"""

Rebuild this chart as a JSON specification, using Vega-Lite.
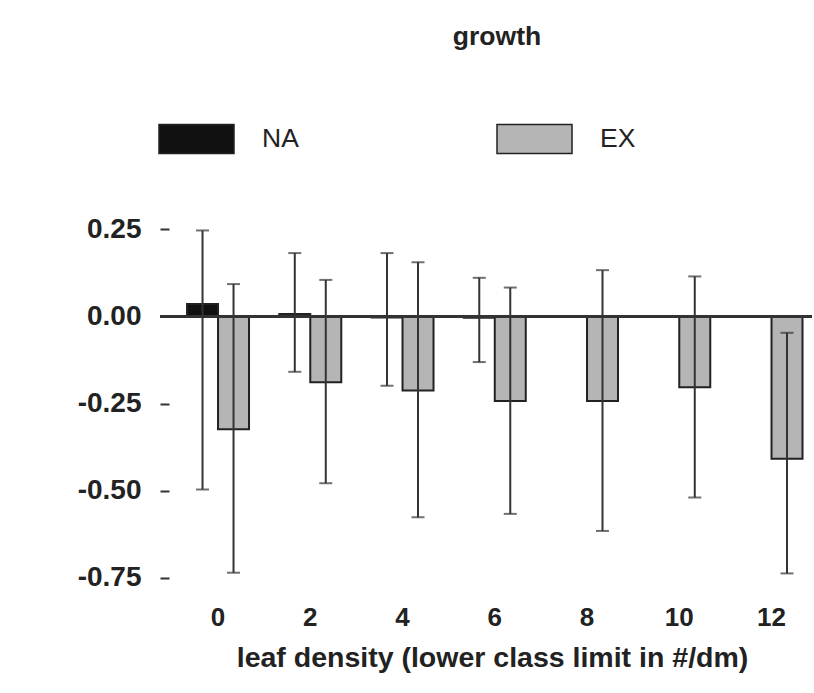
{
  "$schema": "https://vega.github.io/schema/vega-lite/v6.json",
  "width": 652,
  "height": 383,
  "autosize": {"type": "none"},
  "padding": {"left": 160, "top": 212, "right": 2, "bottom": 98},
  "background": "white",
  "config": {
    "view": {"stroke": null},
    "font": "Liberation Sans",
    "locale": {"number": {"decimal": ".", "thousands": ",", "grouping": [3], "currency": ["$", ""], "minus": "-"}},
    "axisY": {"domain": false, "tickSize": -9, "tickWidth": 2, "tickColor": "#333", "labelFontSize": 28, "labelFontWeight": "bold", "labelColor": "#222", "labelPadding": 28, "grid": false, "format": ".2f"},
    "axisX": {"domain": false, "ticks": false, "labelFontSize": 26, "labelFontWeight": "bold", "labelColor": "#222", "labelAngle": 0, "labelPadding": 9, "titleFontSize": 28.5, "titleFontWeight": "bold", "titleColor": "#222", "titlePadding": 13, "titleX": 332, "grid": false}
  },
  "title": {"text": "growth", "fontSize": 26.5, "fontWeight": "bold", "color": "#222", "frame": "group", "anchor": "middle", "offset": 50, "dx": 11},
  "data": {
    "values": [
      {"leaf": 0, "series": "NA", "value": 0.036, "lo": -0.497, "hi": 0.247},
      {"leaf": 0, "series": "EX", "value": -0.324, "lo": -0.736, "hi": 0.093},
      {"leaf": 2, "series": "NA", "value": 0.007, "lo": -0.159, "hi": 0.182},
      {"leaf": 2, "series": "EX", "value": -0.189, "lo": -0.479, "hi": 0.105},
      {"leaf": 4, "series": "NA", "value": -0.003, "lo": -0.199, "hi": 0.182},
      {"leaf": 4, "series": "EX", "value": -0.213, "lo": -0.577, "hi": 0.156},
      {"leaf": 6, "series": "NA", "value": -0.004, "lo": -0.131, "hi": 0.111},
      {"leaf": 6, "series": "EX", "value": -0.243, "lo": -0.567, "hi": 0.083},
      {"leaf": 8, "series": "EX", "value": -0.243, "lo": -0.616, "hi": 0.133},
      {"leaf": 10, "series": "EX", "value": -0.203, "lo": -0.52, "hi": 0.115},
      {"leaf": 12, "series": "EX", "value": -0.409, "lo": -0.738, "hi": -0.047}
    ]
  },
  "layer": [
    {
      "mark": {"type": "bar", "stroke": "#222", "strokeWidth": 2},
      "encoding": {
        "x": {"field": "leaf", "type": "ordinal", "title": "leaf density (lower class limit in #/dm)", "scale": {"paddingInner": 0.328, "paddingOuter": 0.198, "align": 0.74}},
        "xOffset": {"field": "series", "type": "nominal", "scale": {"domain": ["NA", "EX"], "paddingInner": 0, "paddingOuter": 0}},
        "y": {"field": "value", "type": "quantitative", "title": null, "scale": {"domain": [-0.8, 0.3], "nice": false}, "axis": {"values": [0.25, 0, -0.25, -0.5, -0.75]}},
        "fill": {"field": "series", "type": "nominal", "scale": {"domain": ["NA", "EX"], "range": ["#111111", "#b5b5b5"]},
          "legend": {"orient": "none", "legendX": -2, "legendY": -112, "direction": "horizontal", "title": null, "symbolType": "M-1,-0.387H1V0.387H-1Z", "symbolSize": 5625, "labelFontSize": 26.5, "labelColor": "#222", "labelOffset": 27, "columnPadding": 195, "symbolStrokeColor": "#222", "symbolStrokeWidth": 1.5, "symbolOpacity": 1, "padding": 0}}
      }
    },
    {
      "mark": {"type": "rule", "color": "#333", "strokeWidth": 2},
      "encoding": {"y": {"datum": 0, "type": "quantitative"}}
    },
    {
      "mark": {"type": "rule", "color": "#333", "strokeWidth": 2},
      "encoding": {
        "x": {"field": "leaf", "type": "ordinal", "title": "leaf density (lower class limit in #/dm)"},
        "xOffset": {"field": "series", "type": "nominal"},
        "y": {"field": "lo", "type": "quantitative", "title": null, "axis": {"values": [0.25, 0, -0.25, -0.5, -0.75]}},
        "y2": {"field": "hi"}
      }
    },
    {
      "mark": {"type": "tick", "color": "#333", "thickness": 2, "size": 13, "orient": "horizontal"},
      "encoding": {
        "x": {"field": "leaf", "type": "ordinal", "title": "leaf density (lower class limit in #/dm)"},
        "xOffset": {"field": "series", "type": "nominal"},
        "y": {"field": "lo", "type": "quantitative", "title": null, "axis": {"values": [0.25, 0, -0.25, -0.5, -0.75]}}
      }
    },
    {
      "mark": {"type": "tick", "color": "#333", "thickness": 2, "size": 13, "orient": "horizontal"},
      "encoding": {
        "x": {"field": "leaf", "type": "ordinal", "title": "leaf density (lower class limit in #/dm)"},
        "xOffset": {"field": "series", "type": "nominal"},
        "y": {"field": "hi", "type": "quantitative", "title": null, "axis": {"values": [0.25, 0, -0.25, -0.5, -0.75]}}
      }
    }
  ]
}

"""

■ **EXERCISE PROMPT**:
All of the material above should be reproduced exactly, except the pictures.

■ **REPLY TO THE EXERCISE**:
Rebuild this chart as a JSON specification, using Vega-Lite.
{
  "$schema": "https://vega.github.io/schema/vega-lite/v6.json",
  "width": 652,
  "height": 383,
  "autosize": {"type": "none"},
  "padding": {"left": 160, "top": 212, "right": 2, "bottom": 98},
  "background": "white",
  "config": {
    "view": {"stroke": null},
    "font": "Liberation Sans",
    "locale": {"number": {"decimal": ".", "thousands": ",", "grouping": [3], "currency": ["$", ""], "minus": "-"}},
    "axisY": {"domain": false, "tickSize": -9, "tickWidth": 2, "tickColor": "#333", "labelFontSize": 28, "labelFontWeight": "bold", "labelColor": "#222", "labelPadding": 28, "grid": false, "format": ".2f"},
    "axisX": {"domain": false, "ticks": false, "labelFontSize": 26, "labelFontWeight": "bold", "labelColor": "#222", "labelAngle": 0, "labelPadding": 9, "titleFontSize": 28.5, "titleFontWeight": "bold", "titleColor": "#222", "titlePadding": 13, "titleX": 332, "grid": false}
  },
  "title": {"text": "growth", "fontSize": 26.5, "fontWeight": "bold", "color": "#222", "frame": "group", "anchor": "middle", "offset": 50, "dx": 11},
  "data": {
    "values": [
      {"leaf": 0, "series": "NA", "value": 0.036, "lo": -0.497, "hi": 0.247},
      {"leaf": 0, "series": "EX", "value": -0.324, "lo": -0.736, "hi": 0.093},
      {"leaf": 2, "series": "NA", "value": 0.007, "lo": -0.159, "hi": 0.182},
      {"leaf": 2, "series": "EX", "value": -0.189, "lo": -0.479, "hi": 0.105},
      {"leaf": 4, "series": "NA", "value": -0.003, "lo": -0.199, "hi": 0.182},
      {"leaf": 4, "series": "EX", "value": -0.213, "lo": -0.577, "hi": 0.156},
      {"leaf": 6, "series": "NA", "value": -0.004, "lo": -0.131, "hi": 0.111},
      {"leaf": 6, "series": "EX", "value": -0.243, "lo": -0.567, "hi": 0.083},
      {"leaf": 8, "series": "EX", "value": -0.243, "lo": -0.616, "hi": 0.133},
      {"leaf": 10, "series": "EX", "value": -0.203, "lo": -0.52, "hi": 0.115},
      {"leaf": 12, "series": "EX", "value": -0.409, "lo": -0.738, "hi": -0.047}
    ]
  },
  "layer": [
    {
      "mark": {"type": "bar", "stroke": "#222", "strokeWidth": 2},
      "encoding": {
        "x": {"field": "leaf", "type": "ordinal", "title": "leaf density (lower class limit in #/dm)", "scale": {"paddingInner": 0.328, "paddingOuter": 0.198, "align": 0.74}},
        "xOffset": {"field": "series", "type": "nominal", "scale": {"domain": ["NA", "EX"], "paddingInner": 0, "paddingOuter": 0}},
        "y": {"field": "value", "type": "quantitative", "title": null, "scale": {"domain": [-0.8, 0.3], "nice": false}, "axis": {"values": [0.25, 0, -0.25, -0.5, -0.75]}},
        "fill": {"field": "series", "type": "nominal", "scale": {"domain": ["NA", "EX"], "range": ["#111111", "#b5b5b5"]},
          "legend": {"orient": "none", "legendX": -2, "legendY": -112, "direction": "horizontal", "title": null, "symbolType": "M-1,-0.387H1V0.387H-1Z", "symbolSize": 5625, "labelFontSize": 26.5, "labelColor": "#222", "labelOffset": 27, "columnPadding": 195, "symbolStrokeColor": "#222", "symbolStrokeWidth": 1.5, "symbolOpacity": 1, "padding": 0}}
      }
    },
    {
      "mark": {"type": "rule", "color": "#333", "strokeWidth": 2},
      "encoding": {"y": {"datum": 0, "type": "quantitative"}}
    },
    {
      "mark": {"type": "rule", "color": "#333", "strokeWidth": 2},
      "encoding": {
        "x": {"field": "leaf", "type": "ordinal", "title": "leaf density (lower class limit in #/dm)"},
        "xOffset": {"field": "series", "type": "nominal"},
        "y": {"field": "lo", "type": "quantitative", "title": null, "axis": {"values": [0.25, 0, -0.25, -0.5, -0.75]}},
        "y2": {"field": "hi"}
      }
    },
    {
      "mark": {"type": "tick", "color": "#333", "thickness": 2, "size": 13, "orient": "horizontal"},
      "encoding": {
        "x": {"field": "leaf", "type": "ordinal", "title": "leaf density (lower class limit in #/dm)"},
        "xOffset": {"field": "series", "type": "nominal"},
        "y": {"field": "lo", "type": "quantitative", "title": null, "axis": {"values": [0.25, 0, -0.25, -0.5, -0.75]}}
      }
    },
    {
      "mark": {"type": "tick", "color": "#333", "thickness": 2, "size": 13, "orient": "horizontal"},
      "encoding": {
        "x": {"field": "leaf", "type": "ordinal", "title": "leaf density (lower class limit in #/dm)"},
        "xOffset": {"field": "series", "type": "nominal"},
        "y": {"field": "hi", "type": "quantitative", "title": null, "axis": {"values": [0.25, 0, -0.25, -0.5, -0.75]}}
      }
    }
  ]
}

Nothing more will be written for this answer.